[Short problem]
Your task is to retype the lines from the opening of the material through the line that includes "23.8, 25.2, 21.9]". Do not copy the pictures.

[Given information]
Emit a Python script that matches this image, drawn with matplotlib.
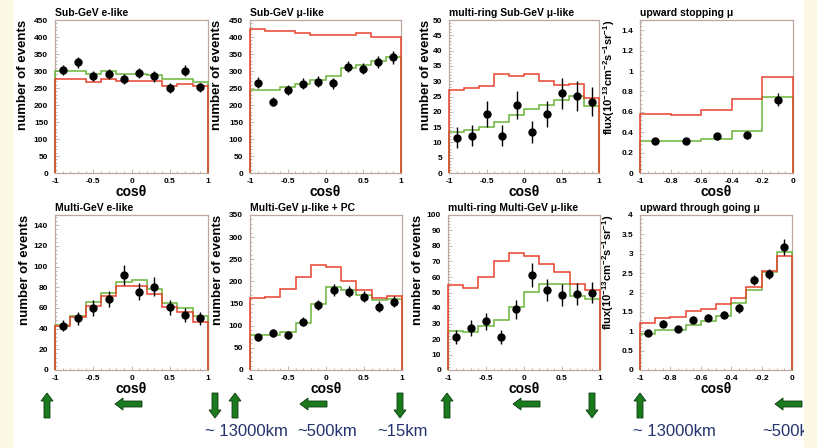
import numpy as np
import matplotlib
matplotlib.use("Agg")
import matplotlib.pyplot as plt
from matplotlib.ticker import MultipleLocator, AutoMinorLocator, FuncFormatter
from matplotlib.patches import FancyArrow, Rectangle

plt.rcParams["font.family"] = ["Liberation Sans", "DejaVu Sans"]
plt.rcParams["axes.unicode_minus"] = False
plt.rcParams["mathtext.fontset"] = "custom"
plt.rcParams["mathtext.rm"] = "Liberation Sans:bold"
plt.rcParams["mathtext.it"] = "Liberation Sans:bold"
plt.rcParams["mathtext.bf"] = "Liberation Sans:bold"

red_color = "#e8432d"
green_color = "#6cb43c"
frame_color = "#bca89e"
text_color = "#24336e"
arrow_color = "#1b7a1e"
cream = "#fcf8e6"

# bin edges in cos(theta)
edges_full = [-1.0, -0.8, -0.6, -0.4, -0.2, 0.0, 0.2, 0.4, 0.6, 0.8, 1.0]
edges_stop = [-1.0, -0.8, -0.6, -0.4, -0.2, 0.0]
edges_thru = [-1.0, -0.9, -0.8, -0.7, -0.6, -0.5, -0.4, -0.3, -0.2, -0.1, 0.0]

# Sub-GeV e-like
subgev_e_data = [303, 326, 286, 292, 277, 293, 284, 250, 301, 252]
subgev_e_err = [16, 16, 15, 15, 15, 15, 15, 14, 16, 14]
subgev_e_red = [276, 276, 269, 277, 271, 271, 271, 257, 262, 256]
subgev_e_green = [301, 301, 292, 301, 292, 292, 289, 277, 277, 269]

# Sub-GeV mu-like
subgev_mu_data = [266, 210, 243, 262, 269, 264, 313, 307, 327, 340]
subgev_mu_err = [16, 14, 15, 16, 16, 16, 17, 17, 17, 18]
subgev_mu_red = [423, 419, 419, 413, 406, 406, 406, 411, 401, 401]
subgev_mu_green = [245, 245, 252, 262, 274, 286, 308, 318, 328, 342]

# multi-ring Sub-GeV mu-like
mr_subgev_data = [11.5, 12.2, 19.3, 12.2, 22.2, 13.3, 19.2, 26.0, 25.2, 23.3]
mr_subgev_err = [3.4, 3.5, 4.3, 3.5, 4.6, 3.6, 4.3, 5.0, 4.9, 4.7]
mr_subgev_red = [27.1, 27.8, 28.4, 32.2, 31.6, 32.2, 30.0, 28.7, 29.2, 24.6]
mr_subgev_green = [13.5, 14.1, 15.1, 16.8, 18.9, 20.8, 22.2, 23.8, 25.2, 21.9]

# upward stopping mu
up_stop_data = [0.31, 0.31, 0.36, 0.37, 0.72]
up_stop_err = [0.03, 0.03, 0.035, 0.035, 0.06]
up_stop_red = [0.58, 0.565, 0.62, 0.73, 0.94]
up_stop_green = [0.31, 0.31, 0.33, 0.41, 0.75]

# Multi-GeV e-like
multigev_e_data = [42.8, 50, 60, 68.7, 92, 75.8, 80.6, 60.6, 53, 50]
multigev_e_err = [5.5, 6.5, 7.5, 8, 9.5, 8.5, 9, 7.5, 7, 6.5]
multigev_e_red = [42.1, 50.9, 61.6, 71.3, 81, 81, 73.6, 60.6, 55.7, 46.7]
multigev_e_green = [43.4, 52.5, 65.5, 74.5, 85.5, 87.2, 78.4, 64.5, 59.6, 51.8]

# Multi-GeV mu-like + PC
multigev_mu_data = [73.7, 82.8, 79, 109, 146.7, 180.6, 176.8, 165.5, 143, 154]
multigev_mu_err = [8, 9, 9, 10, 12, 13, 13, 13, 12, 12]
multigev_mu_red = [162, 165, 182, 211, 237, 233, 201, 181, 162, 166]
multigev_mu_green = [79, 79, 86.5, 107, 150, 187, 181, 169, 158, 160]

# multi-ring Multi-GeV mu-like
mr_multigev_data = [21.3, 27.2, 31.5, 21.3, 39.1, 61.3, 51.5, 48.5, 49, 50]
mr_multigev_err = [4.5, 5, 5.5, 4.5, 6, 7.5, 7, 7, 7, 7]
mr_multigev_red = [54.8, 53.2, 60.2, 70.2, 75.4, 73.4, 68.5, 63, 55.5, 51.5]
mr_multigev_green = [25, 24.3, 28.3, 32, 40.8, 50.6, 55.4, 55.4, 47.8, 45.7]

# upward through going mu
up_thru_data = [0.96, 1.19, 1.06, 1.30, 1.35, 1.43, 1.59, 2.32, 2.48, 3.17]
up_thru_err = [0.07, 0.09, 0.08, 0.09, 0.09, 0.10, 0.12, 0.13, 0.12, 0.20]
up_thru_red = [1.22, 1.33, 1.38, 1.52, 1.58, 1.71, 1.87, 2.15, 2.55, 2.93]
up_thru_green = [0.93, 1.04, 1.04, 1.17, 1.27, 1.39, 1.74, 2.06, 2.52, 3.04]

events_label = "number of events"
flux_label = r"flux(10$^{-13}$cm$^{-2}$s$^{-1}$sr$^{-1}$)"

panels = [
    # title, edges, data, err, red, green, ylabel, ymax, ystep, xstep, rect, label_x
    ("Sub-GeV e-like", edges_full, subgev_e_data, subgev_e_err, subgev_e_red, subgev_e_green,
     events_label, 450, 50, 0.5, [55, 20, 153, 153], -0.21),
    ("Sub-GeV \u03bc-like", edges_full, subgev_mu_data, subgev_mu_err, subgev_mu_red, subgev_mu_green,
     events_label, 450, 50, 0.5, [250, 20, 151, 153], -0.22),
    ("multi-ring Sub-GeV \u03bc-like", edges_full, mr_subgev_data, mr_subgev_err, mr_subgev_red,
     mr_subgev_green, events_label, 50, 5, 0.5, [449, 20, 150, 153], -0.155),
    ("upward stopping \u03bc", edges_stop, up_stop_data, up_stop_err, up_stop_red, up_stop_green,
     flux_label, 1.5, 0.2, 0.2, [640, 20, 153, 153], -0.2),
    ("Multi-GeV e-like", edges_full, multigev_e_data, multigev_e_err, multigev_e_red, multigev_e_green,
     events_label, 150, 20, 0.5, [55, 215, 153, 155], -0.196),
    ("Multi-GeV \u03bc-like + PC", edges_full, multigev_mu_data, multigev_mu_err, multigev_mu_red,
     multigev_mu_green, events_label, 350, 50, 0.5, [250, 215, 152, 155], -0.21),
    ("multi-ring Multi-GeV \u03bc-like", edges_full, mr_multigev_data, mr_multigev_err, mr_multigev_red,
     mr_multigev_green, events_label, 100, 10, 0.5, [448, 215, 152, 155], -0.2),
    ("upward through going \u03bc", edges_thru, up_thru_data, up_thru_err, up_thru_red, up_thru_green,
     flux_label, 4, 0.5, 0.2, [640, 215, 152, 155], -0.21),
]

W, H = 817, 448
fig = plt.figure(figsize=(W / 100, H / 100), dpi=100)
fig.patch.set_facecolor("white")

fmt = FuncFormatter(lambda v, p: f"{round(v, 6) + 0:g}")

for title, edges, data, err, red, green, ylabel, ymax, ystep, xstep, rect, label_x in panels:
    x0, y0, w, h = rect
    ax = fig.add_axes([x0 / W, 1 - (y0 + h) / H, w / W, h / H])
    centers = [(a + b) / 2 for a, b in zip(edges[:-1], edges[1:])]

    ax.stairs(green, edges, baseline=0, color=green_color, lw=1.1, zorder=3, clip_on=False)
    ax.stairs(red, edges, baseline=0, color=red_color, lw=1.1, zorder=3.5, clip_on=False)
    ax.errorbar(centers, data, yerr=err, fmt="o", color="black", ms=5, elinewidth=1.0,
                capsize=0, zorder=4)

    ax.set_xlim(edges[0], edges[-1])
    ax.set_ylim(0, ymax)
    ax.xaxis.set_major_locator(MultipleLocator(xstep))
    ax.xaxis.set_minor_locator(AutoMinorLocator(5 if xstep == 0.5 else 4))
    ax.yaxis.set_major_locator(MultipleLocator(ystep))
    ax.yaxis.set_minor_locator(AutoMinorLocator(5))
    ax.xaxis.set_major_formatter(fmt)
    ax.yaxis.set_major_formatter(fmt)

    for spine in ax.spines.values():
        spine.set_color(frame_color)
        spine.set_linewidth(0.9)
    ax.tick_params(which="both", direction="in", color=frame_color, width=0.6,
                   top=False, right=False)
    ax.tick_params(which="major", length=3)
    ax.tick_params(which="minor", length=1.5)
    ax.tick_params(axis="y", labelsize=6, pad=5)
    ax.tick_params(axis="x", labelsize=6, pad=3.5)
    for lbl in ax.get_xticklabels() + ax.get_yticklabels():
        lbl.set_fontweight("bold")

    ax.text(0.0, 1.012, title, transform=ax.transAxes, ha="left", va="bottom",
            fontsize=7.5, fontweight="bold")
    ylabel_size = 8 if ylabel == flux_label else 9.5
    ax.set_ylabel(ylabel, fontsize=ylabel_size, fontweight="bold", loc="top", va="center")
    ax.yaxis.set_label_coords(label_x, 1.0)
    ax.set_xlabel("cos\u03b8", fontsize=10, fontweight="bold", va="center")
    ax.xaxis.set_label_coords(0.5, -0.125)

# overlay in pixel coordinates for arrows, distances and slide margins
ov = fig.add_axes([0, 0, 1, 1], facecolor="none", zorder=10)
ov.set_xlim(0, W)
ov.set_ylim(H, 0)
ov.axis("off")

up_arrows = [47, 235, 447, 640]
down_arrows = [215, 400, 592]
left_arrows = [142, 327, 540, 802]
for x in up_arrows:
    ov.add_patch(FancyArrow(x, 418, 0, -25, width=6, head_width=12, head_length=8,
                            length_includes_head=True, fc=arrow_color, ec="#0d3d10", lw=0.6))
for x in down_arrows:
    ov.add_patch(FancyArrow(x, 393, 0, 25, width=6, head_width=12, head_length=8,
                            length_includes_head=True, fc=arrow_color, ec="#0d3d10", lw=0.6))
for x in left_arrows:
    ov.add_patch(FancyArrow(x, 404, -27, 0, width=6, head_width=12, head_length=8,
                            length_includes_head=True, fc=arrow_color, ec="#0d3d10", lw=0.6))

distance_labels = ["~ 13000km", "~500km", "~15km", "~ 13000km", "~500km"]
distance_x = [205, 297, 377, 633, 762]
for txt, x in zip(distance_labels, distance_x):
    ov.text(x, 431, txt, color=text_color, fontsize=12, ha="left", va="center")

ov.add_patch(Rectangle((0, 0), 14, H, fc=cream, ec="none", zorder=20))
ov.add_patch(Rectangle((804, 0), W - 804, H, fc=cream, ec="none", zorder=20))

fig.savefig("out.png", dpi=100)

[Exercise output]
Emit a Python script that matches this image, drawn with matplotlib.
import numpy as np
import matplotlib
matplotlib.use("Agg")
import matplotlib.pyplot as plt
from matplotlib.ticker import MultipleLocator, AutoMinorLocator, FuncFormatter
from matplotlib.patches import FancyArrow, Rectangle

plt.rcParams["font.family"] = ["Liberation Sans", "DejaVu Sans"]
plt.rcParams["axes.unicode_minus"] = False
plt.rcParams["mathtext.fontset"] = "custom"
plt.rcParams["mathtext.rm"] = "Liberation Sans:bold"
plt.rcParams["mathtext.it"] = "Liberation Sans:bold"
plt.rcParams["mathtext.bf"] = "Liberation Sans:bold"

red_color = "#e8432d"
green_color = "#6cb43c"
frame_color = "#bca89e"
text_color = "#24336e"
arrow_color = "#1b7a1e"
cream = "#fcf8e6"

# bin edges in cos(theta)
edges_full = [-1.0, -0.8, -0.6, -0.4, -0.2, 0.0, 0.2, 0.4, 0.6, 0.8, 1.0]
edges_stop = [-1.0, -0.8, -0.6, -0.4, -0.2, 0.0]
edges_thru = [-1.0, -0.9, -0.8, -0.7, -0.6, -0.5, -0.4, -0.3, -0.2, -0.1, 0.0]

# Sub-GeV e-like
subgev_e_data = [303, 326, 286, 292, 277, 293, 284, 250, 301, 252]
subgev_e_err = [16, 16, 15, 15, 15, 15, 15, 14, 16, 14]
subgev_e_red = [276, 276, 269, 277, 271, 271, 271, 257, 262, 256]
subgev_e_green = [301, 301, 292, 301, 292, 292, 289, 277, 277, 269]

# Sub-GeV mu-like
subgev_mu_data = [266, 210, 243, 262, 269, 264, 313, 307, 327, 340]
subgev_mu_err = [16, 14, 15, 16, 16, 16, 17, 17, 17, 18]
subgev_mu_red = [423, 419, 419, 413, 406, 406, 406, 411, 401, 401]
subgev_mu_green = [245, 245, 252, 262, 274, 286, 308, 318, 328, 342]

# multi-ring Sub-GeV mu-like
mr_subgev_data = [11.5, 12.2, 19.3, 12.2, 22.2, 13.3, 19.2, 26.0, 25.2, 23.3]
mr_subgev_err = [3.4, 3.5, 4.3, 3.5, 4.6, 3.6, 4.3, 5.0, 4.9, 4.7]
mr_subgev_red = [27.1, 27.8, 28.4, 32.2, 31.6, 32.2, 30.0, 28.7, 29.2, 24.6]
mr_subgev_green = [13.5, 14.1, 15.1, 16.8, 18.9, 20.8, 22.2, 23.8, 25.2, 21.9]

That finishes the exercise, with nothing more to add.